Personally, I grew up loving the Nebraska/Oklahoma rivalry. Some of the hardest-hitting football I have ever seen. Those days are over. Whoever thought there was a need to fix something that was not broken should be held accountable. For fans, we had a great thing going with 12-team conferences that produced division champions facing off in conference championships. Those games were financial boons for all conferences.

Surely, they did not need to be "fixed" by creating super conferences. We have seen those before and they never worked. In a short history lesson, the SEC was not always the SEC as we know it today. Most members were once part of a super conference, known as the Southern Conference, with 23 of the finest football-playing schools in the southeast, back in 1928.

And it fell apart, with 10 of those schools leaving to form what is now the SEC. I suspect that in the very near future, the financial feasibility of doing this all over again, history will repeat itself. And I hope it does. Fans need to stand up strong and tell these money-hungry buffoons that enough is enough and tell these conference commissioners that there will be no more realignment. It is destroying every tradition ever created in the sport we all so dearly love.

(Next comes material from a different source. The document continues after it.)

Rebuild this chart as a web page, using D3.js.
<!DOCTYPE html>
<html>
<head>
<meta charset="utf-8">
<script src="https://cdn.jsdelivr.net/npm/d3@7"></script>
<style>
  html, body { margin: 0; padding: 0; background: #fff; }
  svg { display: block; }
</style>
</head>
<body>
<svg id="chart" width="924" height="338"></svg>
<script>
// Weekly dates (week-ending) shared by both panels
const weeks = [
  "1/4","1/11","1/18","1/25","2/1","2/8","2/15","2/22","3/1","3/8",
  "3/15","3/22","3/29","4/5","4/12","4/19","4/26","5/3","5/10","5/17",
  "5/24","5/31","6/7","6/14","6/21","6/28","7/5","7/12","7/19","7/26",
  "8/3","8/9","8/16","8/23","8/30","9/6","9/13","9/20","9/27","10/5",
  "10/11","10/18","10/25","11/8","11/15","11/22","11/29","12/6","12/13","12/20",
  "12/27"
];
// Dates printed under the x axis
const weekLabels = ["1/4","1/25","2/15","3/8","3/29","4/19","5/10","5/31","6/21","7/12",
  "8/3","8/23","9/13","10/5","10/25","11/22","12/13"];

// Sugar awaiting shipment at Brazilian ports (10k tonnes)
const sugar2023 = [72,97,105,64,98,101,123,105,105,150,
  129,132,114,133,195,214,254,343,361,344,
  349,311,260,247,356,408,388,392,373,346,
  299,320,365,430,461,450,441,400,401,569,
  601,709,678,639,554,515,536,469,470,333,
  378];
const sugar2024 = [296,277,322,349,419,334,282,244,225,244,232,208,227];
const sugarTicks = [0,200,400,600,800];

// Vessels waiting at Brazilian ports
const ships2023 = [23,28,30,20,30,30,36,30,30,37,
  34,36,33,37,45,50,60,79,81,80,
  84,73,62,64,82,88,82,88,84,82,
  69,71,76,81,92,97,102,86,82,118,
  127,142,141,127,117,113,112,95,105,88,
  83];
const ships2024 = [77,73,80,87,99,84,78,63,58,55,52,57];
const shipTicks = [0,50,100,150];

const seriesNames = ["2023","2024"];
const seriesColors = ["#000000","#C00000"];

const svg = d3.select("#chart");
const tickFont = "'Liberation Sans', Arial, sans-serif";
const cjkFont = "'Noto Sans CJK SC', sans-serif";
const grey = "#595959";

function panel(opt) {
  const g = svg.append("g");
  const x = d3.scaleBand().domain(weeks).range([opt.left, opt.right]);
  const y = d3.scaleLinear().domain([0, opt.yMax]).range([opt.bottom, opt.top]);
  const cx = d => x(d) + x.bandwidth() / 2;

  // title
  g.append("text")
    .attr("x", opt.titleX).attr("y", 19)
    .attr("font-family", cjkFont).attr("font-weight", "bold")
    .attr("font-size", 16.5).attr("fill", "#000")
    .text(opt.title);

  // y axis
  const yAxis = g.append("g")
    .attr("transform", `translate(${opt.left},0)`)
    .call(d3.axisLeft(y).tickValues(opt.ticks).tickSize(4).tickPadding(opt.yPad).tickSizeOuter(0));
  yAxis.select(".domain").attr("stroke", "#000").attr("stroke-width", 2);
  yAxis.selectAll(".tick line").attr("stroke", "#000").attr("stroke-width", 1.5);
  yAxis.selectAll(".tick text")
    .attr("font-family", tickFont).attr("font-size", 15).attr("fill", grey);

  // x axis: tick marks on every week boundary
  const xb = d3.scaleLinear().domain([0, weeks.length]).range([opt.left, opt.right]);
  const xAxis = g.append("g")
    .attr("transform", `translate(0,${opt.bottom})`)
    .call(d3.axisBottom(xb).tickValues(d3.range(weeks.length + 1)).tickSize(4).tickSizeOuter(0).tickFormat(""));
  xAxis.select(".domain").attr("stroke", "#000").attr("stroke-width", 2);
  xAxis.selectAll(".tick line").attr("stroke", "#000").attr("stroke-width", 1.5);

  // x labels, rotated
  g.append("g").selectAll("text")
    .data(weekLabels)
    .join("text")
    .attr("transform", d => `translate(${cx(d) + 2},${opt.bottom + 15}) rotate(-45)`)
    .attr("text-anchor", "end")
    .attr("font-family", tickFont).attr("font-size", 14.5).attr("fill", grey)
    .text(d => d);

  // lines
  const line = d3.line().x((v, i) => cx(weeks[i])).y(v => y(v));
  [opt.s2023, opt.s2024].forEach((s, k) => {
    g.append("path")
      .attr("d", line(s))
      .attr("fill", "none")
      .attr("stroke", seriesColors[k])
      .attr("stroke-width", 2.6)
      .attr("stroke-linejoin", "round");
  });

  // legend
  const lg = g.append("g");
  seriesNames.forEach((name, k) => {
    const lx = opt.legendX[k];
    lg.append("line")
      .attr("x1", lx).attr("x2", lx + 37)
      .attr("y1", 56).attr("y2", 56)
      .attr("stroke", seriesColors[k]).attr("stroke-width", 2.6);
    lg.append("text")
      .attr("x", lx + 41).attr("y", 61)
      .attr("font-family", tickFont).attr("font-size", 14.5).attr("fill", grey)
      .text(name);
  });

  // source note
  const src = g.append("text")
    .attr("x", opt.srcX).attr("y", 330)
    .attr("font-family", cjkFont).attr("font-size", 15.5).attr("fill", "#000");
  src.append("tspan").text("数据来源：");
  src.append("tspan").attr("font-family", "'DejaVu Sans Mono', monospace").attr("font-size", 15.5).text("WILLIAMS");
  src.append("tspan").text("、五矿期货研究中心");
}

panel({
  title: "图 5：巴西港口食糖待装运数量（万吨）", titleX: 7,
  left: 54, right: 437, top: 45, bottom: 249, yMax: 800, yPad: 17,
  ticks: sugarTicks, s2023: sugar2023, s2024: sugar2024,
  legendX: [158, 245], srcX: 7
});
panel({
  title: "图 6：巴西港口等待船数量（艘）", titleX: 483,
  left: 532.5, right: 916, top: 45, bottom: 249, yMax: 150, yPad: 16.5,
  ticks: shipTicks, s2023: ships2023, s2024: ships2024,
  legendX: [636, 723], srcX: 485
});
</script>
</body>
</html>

USC/UCLA and Stanford/Cal will both still happen. When Oregon, Washington, USC and UCLA make $70M/year instead of less than $20M, they can significantly improve everything in their athletic and academic departments. And you say “Imagine Arizona hosting UCF on an October night instead of USC.” Ok, imagine Arizona hosting Texas Tech, BYU, Utah, Arizona St., Baylor or Oklahoma St. instead of Cal or Washington St. That goes both ways for everything, so not sure what your point is there. Also, Colorado in 2010 wasn’t the first realignment move in history. Nebraska had already left for the Big Ten and Missouri and Texas A&M were already looking for a way out. They chose stability, and who can blame them? Seriously tell…


Great article. College ball is changing faster then we imagine.